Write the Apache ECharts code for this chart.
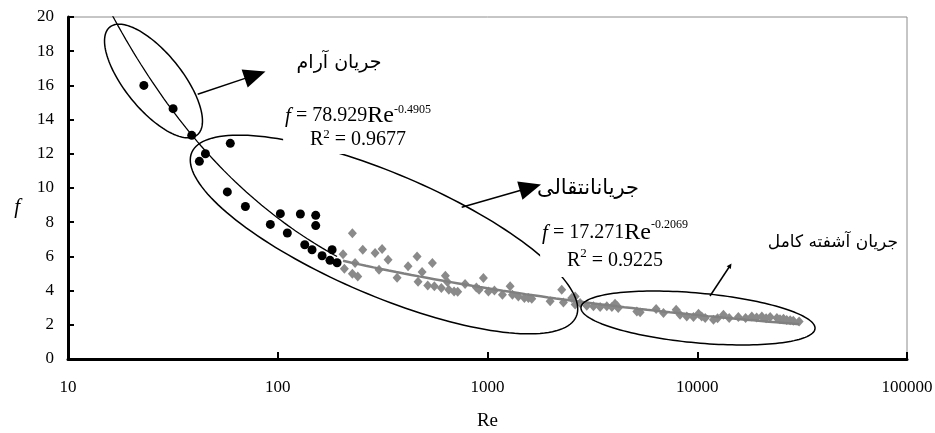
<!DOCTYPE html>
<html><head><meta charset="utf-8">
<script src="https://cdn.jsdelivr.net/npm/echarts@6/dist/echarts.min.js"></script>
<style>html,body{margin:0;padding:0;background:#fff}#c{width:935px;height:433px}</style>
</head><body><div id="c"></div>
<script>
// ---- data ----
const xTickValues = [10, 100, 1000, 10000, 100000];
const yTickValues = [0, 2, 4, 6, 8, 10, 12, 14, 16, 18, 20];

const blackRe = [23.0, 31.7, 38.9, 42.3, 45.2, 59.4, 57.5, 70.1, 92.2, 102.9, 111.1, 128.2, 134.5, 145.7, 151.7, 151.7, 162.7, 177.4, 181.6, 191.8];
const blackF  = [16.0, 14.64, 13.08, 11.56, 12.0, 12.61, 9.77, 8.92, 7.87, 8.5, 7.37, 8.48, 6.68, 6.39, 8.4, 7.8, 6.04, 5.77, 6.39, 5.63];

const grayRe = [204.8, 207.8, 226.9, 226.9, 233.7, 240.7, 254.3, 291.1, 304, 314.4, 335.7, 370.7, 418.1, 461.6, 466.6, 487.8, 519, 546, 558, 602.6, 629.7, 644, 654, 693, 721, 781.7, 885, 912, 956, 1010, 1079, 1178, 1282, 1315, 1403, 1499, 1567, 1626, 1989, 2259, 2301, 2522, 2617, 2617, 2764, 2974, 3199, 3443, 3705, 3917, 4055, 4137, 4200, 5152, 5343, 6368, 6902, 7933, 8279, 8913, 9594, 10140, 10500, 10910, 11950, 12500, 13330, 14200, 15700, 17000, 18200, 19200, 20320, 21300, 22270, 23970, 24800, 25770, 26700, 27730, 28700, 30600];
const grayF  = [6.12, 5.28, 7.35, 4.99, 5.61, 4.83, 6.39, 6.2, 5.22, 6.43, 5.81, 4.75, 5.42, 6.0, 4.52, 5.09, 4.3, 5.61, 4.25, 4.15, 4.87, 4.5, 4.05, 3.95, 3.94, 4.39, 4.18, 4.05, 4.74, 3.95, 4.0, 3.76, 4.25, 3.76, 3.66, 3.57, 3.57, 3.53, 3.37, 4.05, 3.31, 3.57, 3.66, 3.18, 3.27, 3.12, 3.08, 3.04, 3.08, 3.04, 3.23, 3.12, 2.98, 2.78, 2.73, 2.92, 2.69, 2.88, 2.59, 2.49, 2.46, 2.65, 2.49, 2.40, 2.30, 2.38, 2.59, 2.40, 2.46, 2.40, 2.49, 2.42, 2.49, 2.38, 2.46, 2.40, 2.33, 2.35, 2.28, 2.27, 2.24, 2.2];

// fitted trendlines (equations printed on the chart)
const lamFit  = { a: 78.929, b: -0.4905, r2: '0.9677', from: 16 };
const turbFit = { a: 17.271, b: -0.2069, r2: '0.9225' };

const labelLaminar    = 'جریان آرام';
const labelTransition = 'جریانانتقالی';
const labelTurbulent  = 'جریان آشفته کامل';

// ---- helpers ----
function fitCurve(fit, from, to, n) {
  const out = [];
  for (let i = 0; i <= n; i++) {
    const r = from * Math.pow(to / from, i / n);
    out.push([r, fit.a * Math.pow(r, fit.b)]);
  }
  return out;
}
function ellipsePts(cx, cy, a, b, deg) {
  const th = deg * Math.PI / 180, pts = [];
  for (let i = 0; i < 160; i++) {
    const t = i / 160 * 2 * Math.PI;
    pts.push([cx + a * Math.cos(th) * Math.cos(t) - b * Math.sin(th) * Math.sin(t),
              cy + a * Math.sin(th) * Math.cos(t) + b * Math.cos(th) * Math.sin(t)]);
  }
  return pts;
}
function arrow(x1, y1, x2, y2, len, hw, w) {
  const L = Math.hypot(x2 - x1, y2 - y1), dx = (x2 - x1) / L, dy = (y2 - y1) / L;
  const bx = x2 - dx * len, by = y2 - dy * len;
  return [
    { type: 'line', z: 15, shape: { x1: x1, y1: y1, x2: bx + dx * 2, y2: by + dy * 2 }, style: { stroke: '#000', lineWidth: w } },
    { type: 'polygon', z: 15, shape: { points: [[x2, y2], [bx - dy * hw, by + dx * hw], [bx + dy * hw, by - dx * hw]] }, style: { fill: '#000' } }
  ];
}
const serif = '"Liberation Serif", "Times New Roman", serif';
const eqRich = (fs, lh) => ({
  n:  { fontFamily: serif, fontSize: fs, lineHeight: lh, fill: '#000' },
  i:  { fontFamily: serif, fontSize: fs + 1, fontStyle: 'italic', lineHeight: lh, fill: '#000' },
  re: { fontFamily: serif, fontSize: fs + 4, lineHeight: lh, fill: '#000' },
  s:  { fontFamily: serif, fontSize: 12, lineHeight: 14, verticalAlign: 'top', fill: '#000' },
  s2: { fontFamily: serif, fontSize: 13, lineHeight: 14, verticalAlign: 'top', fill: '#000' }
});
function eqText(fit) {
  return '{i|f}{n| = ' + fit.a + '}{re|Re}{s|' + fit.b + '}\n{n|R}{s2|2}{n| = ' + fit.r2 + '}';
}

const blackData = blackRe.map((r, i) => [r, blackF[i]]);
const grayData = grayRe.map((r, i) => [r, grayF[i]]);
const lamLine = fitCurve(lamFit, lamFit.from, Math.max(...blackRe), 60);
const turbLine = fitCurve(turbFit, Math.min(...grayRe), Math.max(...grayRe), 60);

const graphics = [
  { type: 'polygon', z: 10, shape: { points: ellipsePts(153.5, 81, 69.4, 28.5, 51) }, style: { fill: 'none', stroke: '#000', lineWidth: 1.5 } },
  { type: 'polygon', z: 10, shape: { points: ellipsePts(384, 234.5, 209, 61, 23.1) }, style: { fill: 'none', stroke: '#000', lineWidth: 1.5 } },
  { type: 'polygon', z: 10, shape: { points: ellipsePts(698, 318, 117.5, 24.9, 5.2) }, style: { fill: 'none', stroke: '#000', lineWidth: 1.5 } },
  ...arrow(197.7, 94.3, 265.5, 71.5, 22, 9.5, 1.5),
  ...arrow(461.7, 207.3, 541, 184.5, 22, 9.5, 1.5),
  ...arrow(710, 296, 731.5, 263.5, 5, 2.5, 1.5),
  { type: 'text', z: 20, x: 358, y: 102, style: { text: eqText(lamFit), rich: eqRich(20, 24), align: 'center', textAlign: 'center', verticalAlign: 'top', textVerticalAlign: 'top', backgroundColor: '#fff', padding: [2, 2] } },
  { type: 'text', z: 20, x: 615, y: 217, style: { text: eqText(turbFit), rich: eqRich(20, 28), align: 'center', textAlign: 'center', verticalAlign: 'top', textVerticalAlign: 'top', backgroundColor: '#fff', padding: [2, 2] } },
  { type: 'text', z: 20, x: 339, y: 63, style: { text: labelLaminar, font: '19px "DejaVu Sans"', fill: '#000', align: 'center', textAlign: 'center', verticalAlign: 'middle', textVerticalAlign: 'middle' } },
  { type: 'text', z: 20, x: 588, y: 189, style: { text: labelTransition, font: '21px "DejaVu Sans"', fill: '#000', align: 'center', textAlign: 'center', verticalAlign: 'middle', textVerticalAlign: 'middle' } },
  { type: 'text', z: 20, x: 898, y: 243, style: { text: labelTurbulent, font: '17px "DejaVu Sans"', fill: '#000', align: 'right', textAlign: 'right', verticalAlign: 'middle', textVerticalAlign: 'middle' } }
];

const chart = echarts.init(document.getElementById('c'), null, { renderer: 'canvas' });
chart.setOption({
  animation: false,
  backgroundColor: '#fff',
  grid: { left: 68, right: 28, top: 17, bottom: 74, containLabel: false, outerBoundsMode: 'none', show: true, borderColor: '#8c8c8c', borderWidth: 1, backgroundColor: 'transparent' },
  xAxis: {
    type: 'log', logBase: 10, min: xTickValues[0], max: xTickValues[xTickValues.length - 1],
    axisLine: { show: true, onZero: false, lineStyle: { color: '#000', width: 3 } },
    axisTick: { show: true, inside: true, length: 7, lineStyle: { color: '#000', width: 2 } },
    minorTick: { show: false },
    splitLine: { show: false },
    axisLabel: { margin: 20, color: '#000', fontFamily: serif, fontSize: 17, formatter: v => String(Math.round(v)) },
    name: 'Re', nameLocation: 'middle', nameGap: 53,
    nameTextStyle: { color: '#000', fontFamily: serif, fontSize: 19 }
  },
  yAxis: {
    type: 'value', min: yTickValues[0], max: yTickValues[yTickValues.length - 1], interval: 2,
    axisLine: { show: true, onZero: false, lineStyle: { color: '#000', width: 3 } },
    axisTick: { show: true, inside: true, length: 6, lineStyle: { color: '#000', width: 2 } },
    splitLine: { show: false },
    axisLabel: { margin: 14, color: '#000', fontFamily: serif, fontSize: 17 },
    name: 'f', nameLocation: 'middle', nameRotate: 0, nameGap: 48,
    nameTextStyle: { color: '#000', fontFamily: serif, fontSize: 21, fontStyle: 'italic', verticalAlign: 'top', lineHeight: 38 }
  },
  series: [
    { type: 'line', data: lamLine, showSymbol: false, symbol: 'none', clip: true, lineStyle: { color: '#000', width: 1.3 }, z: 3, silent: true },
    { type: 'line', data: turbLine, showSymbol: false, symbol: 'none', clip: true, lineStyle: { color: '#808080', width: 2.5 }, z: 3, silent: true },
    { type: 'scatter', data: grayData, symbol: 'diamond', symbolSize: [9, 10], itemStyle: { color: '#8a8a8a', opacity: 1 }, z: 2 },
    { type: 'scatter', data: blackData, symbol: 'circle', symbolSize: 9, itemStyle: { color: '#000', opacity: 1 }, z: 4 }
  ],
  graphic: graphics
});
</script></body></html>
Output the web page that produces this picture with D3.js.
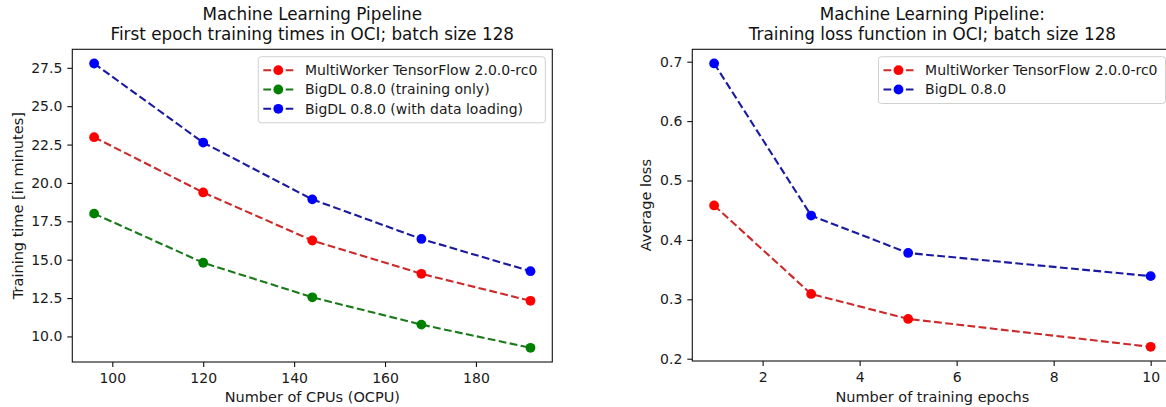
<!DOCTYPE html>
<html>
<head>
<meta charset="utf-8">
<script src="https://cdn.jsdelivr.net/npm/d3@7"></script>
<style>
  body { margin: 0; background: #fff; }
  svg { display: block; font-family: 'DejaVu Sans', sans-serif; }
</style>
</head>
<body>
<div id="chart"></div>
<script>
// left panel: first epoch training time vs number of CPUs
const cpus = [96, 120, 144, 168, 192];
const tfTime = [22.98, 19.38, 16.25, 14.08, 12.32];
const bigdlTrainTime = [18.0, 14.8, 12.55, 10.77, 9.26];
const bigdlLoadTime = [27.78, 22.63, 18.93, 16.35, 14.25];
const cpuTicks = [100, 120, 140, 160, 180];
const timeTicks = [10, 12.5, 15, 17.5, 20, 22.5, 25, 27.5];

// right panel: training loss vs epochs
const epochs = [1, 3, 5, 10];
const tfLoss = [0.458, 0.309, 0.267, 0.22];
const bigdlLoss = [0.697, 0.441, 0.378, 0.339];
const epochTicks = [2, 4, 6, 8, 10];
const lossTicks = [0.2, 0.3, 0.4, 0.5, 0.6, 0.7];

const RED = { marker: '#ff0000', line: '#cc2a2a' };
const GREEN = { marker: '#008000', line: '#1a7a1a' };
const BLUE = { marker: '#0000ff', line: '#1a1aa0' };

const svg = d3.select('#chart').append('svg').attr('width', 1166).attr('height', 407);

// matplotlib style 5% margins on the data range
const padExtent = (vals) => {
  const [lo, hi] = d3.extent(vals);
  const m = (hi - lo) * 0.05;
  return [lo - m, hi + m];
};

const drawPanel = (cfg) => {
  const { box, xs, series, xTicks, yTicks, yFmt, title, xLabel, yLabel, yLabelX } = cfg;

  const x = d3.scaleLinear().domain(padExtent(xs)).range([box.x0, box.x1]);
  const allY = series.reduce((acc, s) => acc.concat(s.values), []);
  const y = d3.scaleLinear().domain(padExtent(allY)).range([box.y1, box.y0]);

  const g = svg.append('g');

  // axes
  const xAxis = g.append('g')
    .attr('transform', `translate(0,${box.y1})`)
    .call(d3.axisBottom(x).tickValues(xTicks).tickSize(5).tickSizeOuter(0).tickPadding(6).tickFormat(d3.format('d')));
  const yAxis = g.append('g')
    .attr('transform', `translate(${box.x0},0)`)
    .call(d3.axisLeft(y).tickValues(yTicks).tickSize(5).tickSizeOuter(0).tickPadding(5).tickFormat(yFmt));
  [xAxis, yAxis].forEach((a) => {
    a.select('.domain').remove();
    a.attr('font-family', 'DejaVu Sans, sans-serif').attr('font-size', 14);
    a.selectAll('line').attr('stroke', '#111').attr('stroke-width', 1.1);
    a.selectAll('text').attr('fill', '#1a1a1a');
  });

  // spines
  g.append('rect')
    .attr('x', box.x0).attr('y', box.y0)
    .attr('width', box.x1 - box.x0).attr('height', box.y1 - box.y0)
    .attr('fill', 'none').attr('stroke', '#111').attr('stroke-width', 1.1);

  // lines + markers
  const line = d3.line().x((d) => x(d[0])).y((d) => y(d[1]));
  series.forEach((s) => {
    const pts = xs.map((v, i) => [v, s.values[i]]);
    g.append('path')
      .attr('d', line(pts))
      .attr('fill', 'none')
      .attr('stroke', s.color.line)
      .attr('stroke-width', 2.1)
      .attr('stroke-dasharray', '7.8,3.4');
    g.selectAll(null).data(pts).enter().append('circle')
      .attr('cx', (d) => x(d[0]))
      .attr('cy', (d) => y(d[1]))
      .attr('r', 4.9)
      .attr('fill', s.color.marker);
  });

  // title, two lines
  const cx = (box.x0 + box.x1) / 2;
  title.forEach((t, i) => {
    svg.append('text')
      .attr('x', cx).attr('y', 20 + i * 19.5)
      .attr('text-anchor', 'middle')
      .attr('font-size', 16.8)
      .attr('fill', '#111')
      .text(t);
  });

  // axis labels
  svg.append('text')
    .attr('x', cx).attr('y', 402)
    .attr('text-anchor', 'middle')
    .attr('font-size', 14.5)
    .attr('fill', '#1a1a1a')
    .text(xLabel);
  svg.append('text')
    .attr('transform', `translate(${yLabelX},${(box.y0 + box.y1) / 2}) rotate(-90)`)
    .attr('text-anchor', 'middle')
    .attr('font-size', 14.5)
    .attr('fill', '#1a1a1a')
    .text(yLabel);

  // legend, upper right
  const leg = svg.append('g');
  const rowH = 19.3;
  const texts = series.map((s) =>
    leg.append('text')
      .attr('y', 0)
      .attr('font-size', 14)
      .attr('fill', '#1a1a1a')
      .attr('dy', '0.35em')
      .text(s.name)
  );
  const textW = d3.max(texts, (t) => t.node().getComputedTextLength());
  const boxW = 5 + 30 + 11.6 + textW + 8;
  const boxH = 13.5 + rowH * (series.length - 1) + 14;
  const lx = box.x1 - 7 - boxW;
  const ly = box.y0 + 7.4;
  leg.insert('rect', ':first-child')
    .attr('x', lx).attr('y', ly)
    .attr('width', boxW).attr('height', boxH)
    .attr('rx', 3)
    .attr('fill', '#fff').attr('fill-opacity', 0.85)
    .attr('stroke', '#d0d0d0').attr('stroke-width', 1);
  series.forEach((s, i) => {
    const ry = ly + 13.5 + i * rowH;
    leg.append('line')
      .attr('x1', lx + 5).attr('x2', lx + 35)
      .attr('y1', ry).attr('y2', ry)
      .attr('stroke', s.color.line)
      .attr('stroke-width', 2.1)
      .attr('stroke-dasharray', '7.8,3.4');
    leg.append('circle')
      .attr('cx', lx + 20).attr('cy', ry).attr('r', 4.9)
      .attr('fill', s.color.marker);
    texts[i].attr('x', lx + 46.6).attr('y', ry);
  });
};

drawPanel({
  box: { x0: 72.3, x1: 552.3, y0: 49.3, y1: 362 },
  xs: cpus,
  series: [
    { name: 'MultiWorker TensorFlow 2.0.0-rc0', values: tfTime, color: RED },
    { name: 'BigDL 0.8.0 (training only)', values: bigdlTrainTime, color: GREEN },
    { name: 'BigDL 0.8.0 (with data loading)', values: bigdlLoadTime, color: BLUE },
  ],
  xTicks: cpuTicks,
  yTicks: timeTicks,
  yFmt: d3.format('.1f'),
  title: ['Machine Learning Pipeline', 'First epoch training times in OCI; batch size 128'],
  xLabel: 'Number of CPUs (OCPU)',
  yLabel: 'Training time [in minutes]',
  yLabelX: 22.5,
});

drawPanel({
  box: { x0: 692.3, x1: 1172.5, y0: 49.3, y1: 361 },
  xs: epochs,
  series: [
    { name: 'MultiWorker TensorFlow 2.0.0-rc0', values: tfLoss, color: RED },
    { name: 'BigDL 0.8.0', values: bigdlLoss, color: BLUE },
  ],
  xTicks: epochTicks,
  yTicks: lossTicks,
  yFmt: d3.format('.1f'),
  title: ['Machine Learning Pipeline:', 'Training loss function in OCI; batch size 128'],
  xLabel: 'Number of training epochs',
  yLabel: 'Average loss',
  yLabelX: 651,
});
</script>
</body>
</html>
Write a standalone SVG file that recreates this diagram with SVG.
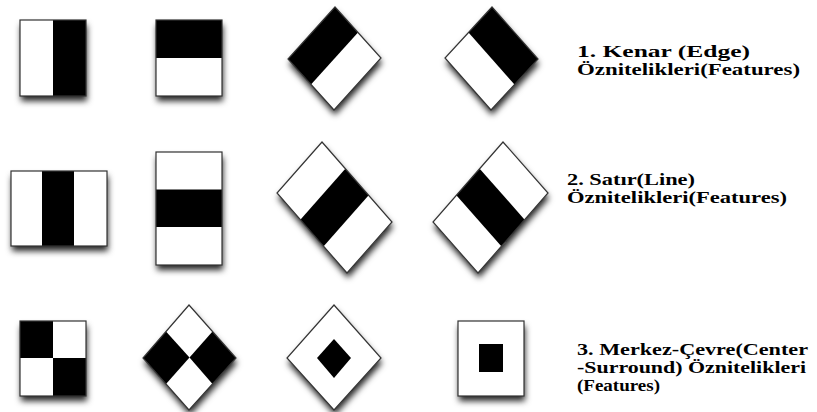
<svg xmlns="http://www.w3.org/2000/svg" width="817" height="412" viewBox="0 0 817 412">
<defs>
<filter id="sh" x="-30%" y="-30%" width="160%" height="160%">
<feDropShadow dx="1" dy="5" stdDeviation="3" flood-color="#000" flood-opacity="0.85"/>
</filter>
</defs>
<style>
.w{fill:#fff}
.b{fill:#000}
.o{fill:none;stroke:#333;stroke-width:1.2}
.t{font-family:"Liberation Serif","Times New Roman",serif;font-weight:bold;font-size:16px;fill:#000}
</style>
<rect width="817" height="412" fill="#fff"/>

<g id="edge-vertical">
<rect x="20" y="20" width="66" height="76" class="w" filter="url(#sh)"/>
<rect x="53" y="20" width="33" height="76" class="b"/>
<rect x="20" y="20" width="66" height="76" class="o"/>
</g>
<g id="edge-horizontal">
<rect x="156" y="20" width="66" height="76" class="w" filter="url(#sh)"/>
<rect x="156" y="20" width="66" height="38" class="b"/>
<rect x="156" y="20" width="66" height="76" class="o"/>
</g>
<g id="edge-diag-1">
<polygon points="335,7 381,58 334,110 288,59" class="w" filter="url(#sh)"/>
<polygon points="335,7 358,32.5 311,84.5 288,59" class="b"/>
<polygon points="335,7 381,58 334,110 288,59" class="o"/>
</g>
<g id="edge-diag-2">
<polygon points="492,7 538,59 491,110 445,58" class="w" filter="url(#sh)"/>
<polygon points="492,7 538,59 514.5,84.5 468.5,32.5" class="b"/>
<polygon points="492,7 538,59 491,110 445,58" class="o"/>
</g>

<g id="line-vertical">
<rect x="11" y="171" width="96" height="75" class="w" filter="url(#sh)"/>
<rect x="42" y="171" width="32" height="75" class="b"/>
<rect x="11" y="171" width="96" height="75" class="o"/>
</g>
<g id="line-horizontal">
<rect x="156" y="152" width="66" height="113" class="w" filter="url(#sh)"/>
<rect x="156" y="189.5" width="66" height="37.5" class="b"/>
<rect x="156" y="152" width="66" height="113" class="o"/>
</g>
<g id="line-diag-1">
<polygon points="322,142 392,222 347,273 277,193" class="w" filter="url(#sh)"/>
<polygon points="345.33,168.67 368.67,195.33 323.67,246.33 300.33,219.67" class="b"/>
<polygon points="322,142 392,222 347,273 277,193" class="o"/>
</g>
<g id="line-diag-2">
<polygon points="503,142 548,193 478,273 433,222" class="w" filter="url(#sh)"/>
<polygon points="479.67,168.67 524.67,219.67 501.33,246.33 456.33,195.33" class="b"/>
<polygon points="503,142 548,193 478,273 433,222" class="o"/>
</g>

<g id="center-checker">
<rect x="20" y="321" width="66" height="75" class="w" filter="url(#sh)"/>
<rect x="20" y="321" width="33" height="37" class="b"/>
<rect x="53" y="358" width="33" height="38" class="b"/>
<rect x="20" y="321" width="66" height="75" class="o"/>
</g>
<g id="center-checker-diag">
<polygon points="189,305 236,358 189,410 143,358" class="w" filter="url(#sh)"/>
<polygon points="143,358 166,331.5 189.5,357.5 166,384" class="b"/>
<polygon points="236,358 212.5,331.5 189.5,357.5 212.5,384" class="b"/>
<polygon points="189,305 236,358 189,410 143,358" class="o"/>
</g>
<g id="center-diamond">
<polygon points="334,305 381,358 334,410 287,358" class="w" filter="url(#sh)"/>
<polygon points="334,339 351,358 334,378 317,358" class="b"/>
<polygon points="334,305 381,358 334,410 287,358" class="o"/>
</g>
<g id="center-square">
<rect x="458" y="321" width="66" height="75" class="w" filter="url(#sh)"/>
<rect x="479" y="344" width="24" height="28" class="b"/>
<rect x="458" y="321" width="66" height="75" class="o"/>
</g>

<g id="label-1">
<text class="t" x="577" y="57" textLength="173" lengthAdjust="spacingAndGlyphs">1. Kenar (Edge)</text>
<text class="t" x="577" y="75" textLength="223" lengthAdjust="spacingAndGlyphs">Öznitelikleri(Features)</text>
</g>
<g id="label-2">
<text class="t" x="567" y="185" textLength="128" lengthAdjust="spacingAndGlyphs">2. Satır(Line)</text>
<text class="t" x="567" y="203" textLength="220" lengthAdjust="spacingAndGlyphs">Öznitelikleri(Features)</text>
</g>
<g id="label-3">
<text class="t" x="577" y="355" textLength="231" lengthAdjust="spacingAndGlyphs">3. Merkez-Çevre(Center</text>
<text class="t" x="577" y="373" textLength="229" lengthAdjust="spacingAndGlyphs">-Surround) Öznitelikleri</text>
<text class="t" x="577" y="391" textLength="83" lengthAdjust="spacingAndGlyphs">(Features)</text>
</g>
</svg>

━━━

**Description of the task:** Transcribe exactly, with no pictures, the lines running from the first line of the material through the line holding "5.77, 6.39, 5.63];".

**Solved problem:**
Write the Apache ECharts code for this chart.
<!DOCTYPE html>
<html><head><meta charset="utf-8">
<script src="https://cdn.jsdelivr.net/npm/echarts@6/dist/echarts.min.js"></script>
<style>html,body{margin:0;padding:0;background:#fff}#c{width:935px;height:433px}</style>
</head><body><div id="c"></div>
<script>
// ---- data ----
const xTickValues = [10, 100, 1000, 10000, 100000];
const yTickValues = [0, 2, 4, 6, 8, 10, 12, 14, 16, 18, 20];

const blackRe = [23.0, 31.7, 38.9, 42.3, 45.2, 59.4, 57.5, 70.1, 92.2, 102.9, 111.1, 128.2, 134.5, 145.7, 151.7, 151.7, 162.7, 177.4, 181.6, 191.8];
const blackF  = [16.0, 14.64, 13.08, 11.56, 12.0, 12.61, 9.77, 8.92, 7.87, 8.5, 7.37, 8.48, 6.68, 6.39, 8.4, 7.8, 6.04, 5.77, 6.39, 5.63];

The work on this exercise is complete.